### DO THIS
Copy, without any alteration, the lines from the one that includes "Emit a web page" up to and including the one that includes "const axisGray = '#606060';".

Dataset items:
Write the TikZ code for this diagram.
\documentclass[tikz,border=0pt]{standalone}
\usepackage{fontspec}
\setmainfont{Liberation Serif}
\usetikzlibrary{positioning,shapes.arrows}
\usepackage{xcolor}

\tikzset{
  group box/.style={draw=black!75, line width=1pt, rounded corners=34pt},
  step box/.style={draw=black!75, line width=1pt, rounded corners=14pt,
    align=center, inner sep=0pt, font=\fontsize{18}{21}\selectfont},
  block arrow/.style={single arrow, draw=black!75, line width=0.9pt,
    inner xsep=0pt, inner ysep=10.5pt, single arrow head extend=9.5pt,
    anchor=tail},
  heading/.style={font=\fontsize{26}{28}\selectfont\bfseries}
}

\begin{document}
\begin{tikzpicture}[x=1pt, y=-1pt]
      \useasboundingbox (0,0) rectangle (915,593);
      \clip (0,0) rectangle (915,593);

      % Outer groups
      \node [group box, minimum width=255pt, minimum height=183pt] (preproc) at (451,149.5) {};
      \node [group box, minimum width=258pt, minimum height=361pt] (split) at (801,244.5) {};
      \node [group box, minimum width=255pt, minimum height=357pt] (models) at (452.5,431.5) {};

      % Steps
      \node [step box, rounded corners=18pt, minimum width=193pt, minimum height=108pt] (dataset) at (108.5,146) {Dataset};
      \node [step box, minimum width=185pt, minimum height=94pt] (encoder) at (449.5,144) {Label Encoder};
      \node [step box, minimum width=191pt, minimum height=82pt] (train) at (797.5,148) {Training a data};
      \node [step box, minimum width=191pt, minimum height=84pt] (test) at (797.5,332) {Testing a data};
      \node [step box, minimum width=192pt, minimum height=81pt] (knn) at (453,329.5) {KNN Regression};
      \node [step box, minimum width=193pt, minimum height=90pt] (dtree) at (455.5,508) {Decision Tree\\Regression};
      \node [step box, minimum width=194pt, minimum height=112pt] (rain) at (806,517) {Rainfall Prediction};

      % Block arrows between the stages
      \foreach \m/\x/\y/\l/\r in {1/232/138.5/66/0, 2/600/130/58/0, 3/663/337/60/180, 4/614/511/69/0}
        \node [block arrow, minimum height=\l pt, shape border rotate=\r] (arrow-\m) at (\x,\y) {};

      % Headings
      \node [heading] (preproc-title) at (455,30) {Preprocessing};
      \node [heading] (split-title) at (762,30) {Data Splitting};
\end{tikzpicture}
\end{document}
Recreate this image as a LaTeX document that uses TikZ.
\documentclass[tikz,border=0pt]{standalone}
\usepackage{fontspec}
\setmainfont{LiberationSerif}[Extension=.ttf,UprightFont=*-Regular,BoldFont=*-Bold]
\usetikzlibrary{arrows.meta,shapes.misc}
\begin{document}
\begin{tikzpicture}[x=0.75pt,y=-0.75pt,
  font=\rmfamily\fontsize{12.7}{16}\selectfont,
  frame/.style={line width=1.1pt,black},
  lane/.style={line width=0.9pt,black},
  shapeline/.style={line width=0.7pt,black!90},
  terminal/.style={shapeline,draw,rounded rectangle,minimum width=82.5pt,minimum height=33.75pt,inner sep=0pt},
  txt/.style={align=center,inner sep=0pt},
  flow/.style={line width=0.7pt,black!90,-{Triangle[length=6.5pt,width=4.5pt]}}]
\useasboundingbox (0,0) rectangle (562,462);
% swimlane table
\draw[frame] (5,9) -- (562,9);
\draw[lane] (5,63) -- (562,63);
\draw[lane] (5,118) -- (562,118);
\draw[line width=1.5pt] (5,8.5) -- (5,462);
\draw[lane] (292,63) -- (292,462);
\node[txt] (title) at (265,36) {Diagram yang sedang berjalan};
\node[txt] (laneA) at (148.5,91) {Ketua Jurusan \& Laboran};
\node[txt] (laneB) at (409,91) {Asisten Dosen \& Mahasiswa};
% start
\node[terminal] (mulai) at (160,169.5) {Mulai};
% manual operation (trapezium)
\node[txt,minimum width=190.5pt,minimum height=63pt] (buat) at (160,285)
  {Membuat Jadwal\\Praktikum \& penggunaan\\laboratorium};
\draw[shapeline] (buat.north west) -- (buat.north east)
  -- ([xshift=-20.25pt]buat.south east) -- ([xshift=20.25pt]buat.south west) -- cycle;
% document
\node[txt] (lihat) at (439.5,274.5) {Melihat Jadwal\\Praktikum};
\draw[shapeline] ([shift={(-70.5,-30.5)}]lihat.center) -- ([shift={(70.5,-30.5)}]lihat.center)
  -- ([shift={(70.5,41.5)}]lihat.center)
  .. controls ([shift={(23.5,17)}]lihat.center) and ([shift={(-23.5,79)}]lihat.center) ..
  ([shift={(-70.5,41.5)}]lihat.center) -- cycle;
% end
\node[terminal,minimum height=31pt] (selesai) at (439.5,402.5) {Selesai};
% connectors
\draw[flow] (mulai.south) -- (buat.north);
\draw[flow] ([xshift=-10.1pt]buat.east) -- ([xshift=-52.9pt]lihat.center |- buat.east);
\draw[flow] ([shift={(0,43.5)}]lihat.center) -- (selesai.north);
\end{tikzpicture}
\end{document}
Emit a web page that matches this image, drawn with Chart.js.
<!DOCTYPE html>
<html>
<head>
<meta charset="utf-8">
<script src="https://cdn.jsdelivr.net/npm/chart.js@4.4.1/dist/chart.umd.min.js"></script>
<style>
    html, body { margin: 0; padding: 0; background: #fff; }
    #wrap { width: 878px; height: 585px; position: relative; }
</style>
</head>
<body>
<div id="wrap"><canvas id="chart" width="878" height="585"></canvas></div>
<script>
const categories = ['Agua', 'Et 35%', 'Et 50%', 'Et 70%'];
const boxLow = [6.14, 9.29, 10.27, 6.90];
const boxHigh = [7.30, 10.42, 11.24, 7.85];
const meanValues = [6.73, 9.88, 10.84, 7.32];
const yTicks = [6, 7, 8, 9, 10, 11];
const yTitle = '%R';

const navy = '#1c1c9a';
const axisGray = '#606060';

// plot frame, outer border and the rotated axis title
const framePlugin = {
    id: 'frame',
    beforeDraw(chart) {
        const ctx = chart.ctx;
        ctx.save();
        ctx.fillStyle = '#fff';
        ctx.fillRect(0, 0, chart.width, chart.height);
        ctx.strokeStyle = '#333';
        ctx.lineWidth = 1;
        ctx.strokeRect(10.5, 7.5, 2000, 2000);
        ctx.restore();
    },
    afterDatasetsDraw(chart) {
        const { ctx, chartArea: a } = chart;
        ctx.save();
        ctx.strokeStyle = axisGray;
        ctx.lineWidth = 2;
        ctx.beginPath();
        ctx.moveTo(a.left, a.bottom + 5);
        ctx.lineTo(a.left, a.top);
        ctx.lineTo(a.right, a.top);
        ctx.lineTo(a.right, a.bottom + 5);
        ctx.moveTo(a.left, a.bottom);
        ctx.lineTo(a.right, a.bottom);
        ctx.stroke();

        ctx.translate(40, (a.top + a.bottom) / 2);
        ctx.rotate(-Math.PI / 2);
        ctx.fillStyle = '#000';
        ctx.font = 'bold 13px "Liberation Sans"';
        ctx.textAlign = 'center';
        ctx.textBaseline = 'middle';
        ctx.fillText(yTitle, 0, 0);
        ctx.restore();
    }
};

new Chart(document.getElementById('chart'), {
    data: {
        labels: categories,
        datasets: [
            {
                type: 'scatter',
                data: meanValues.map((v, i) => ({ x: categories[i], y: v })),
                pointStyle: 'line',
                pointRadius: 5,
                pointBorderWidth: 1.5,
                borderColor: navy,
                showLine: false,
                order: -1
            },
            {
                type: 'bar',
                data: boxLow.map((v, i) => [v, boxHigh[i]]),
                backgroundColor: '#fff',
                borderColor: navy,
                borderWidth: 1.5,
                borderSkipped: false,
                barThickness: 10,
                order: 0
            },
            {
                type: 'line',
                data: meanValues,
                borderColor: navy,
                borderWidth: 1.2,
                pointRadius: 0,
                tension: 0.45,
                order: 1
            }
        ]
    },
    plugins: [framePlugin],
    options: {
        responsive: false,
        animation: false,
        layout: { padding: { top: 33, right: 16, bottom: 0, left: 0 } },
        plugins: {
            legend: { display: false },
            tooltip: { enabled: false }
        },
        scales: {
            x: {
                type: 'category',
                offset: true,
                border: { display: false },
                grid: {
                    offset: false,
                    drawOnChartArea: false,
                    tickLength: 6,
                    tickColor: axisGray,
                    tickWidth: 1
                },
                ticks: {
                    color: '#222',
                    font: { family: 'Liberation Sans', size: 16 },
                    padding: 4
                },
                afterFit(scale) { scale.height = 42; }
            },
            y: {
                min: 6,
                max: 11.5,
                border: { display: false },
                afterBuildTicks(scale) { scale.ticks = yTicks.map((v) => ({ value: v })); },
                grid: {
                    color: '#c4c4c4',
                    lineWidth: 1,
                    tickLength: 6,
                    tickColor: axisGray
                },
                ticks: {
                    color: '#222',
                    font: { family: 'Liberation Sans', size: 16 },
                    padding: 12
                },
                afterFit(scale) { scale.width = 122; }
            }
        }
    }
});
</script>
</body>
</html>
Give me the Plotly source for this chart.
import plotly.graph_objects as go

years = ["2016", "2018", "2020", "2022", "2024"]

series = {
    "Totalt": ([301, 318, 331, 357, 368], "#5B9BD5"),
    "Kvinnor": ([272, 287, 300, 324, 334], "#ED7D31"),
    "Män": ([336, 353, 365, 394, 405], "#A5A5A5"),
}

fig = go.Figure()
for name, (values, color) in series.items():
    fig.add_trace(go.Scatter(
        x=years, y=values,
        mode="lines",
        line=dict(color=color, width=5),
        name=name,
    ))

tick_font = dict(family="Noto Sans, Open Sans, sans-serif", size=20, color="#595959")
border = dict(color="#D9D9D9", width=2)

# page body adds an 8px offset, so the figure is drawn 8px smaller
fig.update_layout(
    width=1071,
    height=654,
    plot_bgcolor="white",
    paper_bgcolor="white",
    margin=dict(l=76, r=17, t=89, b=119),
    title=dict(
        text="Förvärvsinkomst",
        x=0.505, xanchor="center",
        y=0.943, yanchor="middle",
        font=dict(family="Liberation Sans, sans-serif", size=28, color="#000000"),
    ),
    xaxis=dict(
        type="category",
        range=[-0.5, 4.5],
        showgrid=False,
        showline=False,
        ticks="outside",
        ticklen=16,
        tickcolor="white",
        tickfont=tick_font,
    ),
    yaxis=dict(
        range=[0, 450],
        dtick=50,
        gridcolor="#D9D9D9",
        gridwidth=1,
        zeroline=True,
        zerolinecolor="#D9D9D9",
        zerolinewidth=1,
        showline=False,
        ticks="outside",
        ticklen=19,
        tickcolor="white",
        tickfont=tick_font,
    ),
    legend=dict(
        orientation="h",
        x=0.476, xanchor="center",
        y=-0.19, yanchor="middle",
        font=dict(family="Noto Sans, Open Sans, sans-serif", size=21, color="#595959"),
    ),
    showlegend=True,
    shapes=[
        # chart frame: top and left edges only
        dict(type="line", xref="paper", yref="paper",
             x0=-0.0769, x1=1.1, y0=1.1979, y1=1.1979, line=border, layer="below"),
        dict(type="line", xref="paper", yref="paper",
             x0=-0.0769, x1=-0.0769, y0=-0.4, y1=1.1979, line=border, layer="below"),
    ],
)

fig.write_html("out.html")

### ANSWER FOR THE TASK
Emit a web page that matches this image, drawn with Chart.js.
<!DOCTYPE html>
<html>
<head>
<meta charset="utf-8">
<script src="https://cdn.jsdelivr.net/npm/chart.js@4.4.1/dist/chart.umd.min.js"></script>
<style>
    html, body { margin: 0; padding: 0; background: #fff; }
    #wrap { width: 878px; height: 585px; position: relative; }
</style>
</head>
<body>
<div id="wrap"><canvas id="chart" width="878" height="585"></canvas></div>
<script>
const categories = ['Agua', 'Et 35%', 'Et 50%', 'Et 70%'];
const boxLow = [6.14, 9.29, 10.27, 6.90];
const boxHigh = [7.30, 10.42, 11.24, 7.85];
const meanValues = [6.73, 9.88, 10.84, 7.32];
const yTicks = [6, 7, 8, 9, 10, 11];
const yTitle = '%R';

const navy = '#1c1c9a';
const axisGray = '#606060';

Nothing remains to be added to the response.